**Problem requirements:** Everything from the line with "Recreate this image" through the line with "const mutingOff = 782;", inclusive, should be repeated exactly, except the pictures.

**Records to use:**
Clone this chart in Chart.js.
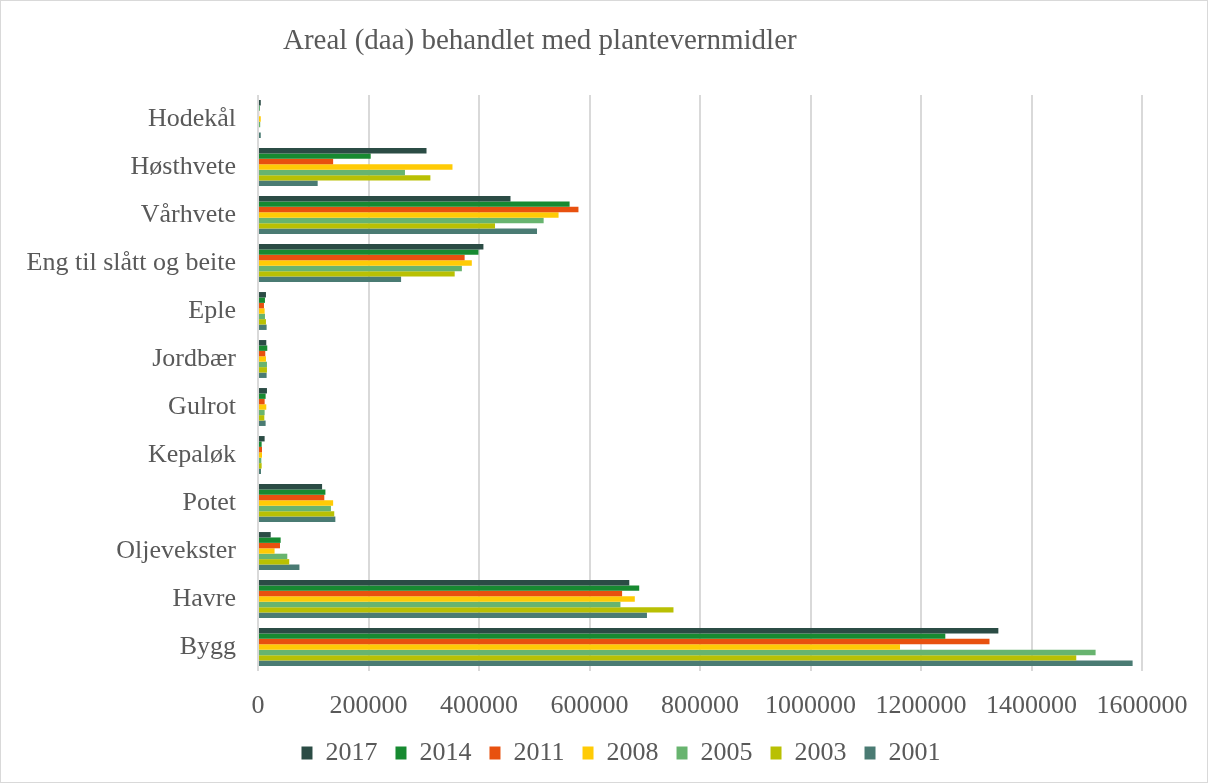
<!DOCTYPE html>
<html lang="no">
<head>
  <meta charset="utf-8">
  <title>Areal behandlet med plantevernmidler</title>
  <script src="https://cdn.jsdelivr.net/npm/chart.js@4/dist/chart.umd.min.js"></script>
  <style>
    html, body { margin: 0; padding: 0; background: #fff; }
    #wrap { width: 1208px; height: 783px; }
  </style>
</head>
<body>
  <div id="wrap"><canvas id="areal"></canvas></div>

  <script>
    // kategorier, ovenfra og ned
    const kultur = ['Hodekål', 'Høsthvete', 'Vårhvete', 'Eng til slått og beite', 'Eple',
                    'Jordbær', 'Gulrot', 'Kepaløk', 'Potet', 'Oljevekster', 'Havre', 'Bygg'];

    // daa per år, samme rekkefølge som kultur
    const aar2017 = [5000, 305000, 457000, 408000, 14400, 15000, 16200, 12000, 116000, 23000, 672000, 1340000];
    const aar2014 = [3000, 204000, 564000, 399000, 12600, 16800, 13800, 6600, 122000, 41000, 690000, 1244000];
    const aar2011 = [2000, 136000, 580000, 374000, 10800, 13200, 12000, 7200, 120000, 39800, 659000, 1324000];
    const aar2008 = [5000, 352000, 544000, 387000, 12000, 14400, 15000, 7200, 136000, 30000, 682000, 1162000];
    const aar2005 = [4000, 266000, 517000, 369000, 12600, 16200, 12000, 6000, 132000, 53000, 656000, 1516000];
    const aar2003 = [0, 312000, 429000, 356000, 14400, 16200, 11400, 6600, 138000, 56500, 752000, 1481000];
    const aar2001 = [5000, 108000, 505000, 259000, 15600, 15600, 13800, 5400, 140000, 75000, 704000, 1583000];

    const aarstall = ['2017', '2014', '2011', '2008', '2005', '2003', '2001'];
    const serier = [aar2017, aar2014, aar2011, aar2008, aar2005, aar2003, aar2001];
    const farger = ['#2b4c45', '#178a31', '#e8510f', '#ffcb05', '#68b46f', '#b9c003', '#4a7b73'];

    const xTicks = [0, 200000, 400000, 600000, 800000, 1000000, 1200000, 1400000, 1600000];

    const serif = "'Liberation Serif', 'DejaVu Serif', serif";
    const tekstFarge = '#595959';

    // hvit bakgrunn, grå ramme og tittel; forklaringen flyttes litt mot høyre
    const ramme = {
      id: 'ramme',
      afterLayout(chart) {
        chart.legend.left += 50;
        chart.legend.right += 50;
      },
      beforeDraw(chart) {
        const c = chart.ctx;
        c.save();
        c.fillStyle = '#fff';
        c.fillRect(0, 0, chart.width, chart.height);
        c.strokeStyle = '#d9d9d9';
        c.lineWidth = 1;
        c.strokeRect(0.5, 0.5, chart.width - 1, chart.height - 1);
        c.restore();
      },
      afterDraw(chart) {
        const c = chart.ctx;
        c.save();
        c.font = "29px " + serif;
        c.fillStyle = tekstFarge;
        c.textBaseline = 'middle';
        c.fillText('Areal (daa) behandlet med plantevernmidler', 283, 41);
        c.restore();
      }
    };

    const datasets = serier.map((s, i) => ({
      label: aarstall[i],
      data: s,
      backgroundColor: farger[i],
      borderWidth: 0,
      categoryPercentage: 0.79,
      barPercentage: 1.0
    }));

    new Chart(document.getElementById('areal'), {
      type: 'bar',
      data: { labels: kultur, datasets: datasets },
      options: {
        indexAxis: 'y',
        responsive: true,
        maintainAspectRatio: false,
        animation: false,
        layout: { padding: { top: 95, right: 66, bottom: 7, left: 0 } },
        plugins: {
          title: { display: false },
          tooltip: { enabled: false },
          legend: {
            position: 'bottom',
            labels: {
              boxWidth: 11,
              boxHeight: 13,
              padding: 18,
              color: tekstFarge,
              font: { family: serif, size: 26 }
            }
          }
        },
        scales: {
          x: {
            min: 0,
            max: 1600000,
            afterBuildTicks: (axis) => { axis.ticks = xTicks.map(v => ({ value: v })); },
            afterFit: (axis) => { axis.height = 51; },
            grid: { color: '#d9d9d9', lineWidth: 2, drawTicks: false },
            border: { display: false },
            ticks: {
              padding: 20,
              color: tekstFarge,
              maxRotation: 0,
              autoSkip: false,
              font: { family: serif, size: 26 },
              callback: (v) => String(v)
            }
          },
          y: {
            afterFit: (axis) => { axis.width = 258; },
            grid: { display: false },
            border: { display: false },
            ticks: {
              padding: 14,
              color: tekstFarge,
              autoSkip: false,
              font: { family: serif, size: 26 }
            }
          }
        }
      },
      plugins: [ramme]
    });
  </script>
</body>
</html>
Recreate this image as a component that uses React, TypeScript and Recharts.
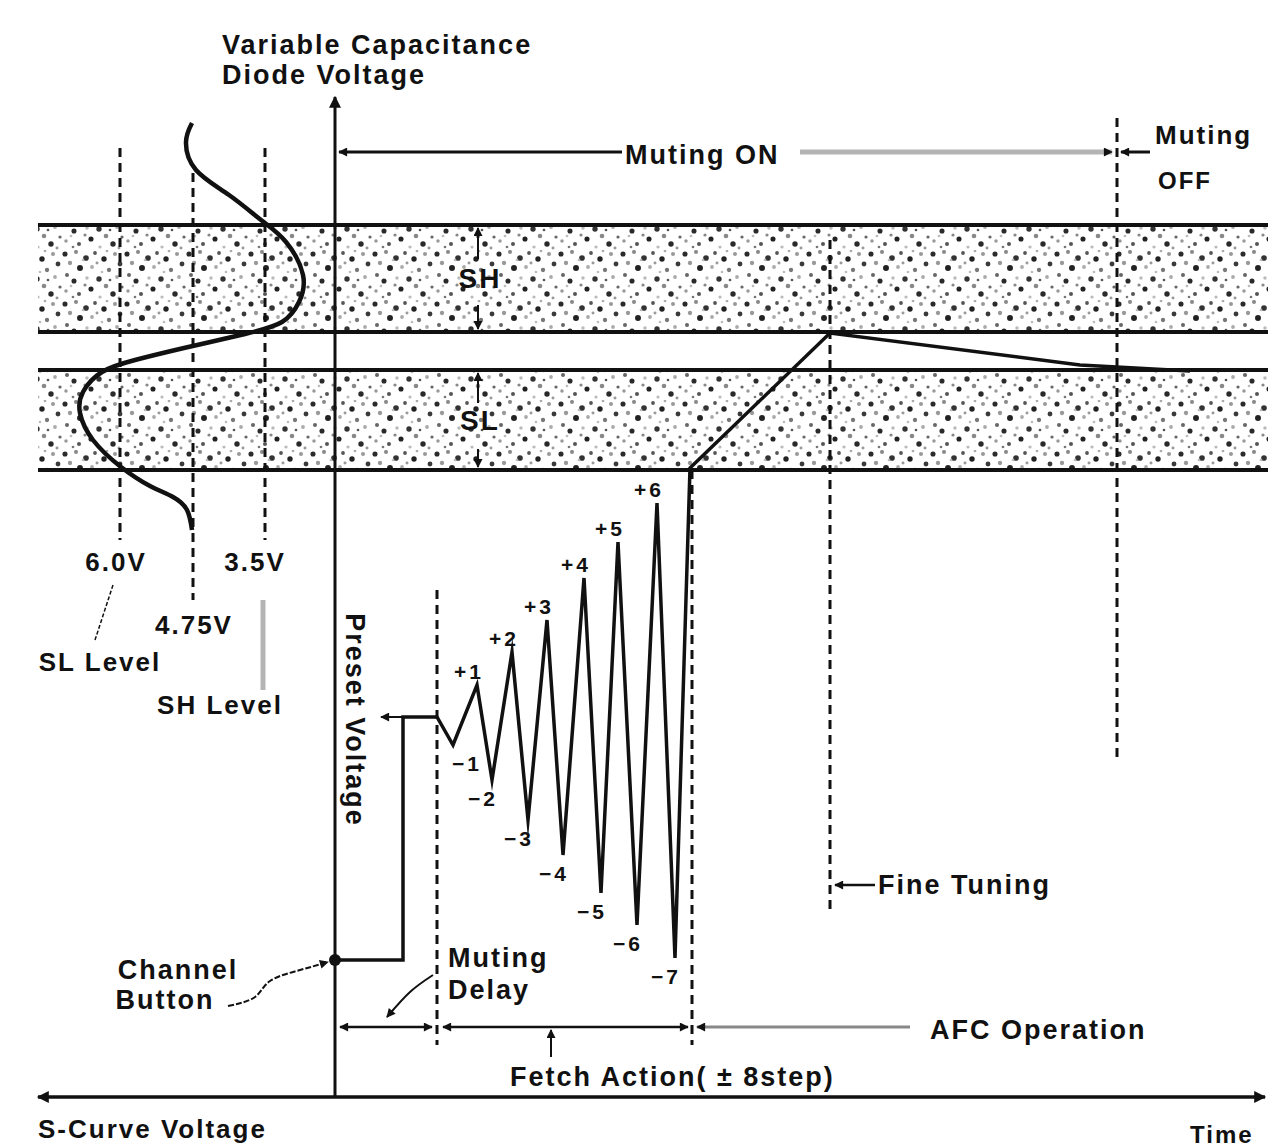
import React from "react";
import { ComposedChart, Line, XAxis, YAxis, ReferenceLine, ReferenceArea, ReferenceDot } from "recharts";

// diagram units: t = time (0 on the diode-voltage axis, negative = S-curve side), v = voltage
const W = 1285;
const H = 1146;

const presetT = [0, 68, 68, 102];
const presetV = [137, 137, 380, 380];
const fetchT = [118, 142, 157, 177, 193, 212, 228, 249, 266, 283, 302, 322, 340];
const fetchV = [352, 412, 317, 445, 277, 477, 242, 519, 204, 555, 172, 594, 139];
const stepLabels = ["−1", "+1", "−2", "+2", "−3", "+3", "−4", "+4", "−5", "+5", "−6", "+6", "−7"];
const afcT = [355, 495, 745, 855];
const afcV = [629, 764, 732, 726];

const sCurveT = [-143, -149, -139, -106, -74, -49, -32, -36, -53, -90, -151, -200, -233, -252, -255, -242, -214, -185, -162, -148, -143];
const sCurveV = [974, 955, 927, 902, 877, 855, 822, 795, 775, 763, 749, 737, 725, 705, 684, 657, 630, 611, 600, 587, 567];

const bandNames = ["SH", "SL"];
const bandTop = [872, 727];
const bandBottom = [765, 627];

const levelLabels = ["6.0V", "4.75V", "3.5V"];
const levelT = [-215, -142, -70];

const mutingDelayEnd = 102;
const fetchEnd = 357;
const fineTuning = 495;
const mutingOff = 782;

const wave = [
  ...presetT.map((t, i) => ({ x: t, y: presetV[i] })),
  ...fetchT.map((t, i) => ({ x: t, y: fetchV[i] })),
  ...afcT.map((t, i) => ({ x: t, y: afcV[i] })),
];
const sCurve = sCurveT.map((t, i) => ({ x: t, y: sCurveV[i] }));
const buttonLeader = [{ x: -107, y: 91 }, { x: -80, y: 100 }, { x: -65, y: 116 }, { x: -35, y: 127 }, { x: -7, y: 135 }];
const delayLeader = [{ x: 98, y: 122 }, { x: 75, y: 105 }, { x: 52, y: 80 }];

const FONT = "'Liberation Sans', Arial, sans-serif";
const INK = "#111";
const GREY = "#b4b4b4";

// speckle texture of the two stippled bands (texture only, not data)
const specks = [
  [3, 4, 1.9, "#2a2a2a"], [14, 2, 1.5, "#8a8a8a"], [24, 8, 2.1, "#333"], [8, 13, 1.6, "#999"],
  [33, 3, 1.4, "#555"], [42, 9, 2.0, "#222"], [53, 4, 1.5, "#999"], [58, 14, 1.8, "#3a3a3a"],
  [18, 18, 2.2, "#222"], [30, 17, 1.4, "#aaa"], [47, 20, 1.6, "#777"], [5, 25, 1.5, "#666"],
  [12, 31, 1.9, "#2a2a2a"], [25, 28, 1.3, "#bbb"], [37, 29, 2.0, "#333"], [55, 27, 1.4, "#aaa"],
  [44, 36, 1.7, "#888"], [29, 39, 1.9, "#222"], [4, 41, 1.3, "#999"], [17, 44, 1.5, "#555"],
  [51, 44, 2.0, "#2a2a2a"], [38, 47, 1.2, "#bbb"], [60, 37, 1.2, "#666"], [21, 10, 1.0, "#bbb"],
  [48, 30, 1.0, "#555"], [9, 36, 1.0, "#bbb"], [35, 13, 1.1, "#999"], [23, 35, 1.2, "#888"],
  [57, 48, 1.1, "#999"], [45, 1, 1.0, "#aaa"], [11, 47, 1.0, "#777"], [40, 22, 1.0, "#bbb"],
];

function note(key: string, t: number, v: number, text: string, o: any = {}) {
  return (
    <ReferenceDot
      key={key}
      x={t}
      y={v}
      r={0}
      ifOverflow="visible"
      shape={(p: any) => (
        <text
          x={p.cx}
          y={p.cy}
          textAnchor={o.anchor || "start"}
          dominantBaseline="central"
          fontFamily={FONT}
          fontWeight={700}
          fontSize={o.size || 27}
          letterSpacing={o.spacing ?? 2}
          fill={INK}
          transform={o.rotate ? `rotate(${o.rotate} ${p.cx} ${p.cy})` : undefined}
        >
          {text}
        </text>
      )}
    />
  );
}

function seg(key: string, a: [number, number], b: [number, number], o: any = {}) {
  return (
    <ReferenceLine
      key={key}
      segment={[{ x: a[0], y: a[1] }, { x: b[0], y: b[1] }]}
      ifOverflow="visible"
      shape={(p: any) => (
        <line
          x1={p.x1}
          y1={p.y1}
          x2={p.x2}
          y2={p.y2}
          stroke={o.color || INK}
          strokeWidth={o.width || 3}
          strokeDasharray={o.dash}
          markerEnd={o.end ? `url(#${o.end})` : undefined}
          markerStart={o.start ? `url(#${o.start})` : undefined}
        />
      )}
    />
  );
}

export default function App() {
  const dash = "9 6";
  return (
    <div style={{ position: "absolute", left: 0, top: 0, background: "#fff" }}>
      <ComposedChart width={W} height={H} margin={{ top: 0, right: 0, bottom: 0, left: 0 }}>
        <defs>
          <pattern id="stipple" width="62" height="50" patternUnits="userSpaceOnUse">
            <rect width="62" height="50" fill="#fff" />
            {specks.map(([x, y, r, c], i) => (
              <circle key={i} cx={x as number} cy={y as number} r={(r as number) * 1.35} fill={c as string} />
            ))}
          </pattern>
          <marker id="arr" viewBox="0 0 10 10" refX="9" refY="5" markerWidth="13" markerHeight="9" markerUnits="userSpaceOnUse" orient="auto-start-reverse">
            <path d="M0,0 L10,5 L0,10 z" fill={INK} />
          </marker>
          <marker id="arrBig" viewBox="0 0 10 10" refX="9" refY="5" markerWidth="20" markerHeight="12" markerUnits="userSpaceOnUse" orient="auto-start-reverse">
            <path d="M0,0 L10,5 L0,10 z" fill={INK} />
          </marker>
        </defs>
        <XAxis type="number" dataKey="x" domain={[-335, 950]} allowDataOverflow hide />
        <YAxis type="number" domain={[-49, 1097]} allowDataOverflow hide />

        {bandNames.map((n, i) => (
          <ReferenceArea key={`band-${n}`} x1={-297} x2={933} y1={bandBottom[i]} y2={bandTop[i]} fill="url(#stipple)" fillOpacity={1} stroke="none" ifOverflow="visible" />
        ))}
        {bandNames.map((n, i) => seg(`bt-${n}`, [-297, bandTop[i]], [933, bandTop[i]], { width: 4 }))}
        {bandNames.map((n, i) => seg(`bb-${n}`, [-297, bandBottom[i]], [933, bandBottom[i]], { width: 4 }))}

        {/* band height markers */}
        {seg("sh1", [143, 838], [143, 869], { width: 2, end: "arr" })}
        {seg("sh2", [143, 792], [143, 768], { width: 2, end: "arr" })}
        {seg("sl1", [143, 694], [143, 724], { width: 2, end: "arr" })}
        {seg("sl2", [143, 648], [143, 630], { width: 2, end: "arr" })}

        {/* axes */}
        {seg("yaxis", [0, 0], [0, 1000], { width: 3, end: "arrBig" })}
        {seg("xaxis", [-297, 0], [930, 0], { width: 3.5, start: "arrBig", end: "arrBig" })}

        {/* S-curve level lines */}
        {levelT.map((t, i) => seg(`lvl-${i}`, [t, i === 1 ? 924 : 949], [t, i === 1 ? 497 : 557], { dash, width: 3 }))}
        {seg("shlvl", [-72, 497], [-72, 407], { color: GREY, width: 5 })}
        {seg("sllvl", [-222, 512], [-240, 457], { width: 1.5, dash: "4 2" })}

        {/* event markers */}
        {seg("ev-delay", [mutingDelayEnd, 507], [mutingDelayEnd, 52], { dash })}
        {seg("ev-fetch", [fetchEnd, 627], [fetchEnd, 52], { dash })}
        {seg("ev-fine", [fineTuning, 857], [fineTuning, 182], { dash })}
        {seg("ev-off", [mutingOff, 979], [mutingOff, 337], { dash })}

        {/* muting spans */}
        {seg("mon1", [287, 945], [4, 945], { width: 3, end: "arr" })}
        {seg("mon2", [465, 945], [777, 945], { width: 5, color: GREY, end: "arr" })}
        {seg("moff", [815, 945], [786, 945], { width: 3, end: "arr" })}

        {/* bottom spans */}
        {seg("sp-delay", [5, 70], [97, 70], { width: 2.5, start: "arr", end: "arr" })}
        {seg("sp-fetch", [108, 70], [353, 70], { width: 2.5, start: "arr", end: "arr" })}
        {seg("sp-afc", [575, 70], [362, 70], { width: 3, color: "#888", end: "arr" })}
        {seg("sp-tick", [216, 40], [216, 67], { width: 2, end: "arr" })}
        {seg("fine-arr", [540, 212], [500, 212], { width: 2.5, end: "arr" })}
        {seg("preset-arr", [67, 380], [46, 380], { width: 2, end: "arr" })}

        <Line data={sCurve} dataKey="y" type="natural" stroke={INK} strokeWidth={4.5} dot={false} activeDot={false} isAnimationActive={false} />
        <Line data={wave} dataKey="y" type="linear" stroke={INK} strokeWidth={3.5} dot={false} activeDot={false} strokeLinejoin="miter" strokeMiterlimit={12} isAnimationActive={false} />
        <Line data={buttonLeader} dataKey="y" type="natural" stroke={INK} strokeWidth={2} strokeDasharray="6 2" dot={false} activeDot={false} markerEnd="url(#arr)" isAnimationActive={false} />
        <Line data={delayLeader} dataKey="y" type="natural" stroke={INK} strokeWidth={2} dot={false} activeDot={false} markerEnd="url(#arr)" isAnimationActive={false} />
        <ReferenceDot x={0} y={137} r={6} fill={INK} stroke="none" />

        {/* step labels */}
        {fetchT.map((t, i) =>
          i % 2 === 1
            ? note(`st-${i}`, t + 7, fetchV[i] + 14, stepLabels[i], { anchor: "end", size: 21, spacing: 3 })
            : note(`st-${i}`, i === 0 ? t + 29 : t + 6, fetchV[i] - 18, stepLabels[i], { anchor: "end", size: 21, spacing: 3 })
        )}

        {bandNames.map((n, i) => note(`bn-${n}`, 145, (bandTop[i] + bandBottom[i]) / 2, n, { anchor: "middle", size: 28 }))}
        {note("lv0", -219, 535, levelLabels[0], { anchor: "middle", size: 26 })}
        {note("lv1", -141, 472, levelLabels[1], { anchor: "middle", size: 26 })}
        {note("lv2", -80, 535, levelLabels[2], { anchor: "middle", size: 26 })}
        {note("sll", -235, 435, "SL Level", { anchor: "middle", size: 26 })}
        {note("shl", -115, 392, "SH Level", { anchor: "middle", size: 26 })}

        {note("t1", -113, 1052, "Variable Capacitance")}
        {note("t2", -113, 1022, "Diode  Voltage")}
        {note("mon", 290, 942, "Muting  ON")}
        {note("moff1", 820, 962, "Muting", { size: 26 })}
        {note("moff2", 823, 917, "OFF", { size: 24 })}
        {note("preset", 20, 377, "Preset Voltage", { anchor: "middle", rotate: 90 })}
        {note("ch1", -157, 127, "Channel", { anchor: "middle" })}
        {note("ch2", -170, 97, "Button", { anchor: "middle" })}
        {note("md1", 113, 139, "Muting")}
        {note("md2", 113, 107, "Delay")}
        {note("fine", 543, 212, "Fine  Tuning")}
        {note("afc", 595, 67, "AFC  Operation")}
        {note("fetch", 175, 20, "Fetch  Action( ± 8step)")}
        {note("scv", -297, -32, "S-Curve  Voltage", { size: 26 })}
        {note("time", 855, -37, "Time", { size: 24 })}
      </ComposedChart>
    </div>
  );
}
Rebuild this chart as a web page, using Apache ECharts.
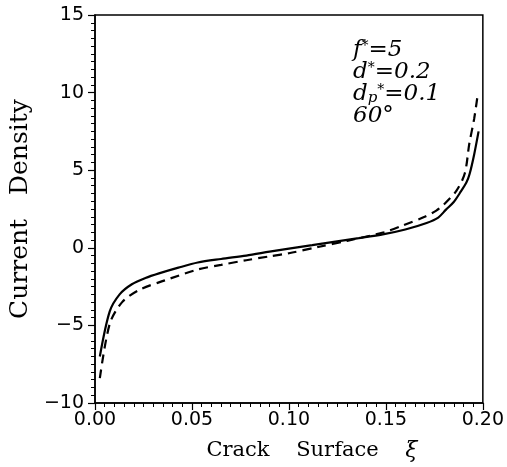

**Task solution:**
Recreate this image as a component that uses React, TypeScript and Recharts.
import React from "react";
import { ComposedChart, Line, XAxis, YAxis, ReferenceLine, ReferenceArea, ReferenceDot } from "recharts";

// diagram units: t = time (0 on the diode-voltage axis, negative = S-curve side), v = voltage
const W = 1285;
const H = 1146;

const presetT = [0, 68, 68, 102];
const presetV = [137, 137, 380, 380];
const fetchT = [118, 142, 157, 177, 193, 212, 228, 249, 266, 283, 302, 322, 340];
const fetchV = [352, 412, 317, 445, 277, 477, 242, 519, 204, 555, 172, 594, 139];
const stepLabels = ["−1", "+1", "−2", "+2", "−3", "+3", "−4", "+4", "−5", "+5", "−6", "+6", "−7"];
const afcT = [355, 495, 745, 855];
const afcV = [629, 764, 732, 726];

const sCurveT = [-143, -149, -139, -106, -74, -49, -32, -36, -53, -90, -151, -200, -233, -252, -255, -242, -214, -185, -162, -148, -143];
const sCurveV = [974, 955, 927, 902, 877, 855, 822, 795, 775, 763, 749, 737, 725, 705, 684, 657, 630, 611, 600, 587, 567];

const bandNames = ["SH", "SL"];
const bandTop = [872, 727];
const bandBottom = [765, 627];

const levelLabels = ["6.0V", "4.75V", "3.5V"];
const levelT = [-215, -142, -70];

const mutingDelayEnd = 102;
const fetchEnd = 357;
const fineTuning = 495;
const mutingOff = 782;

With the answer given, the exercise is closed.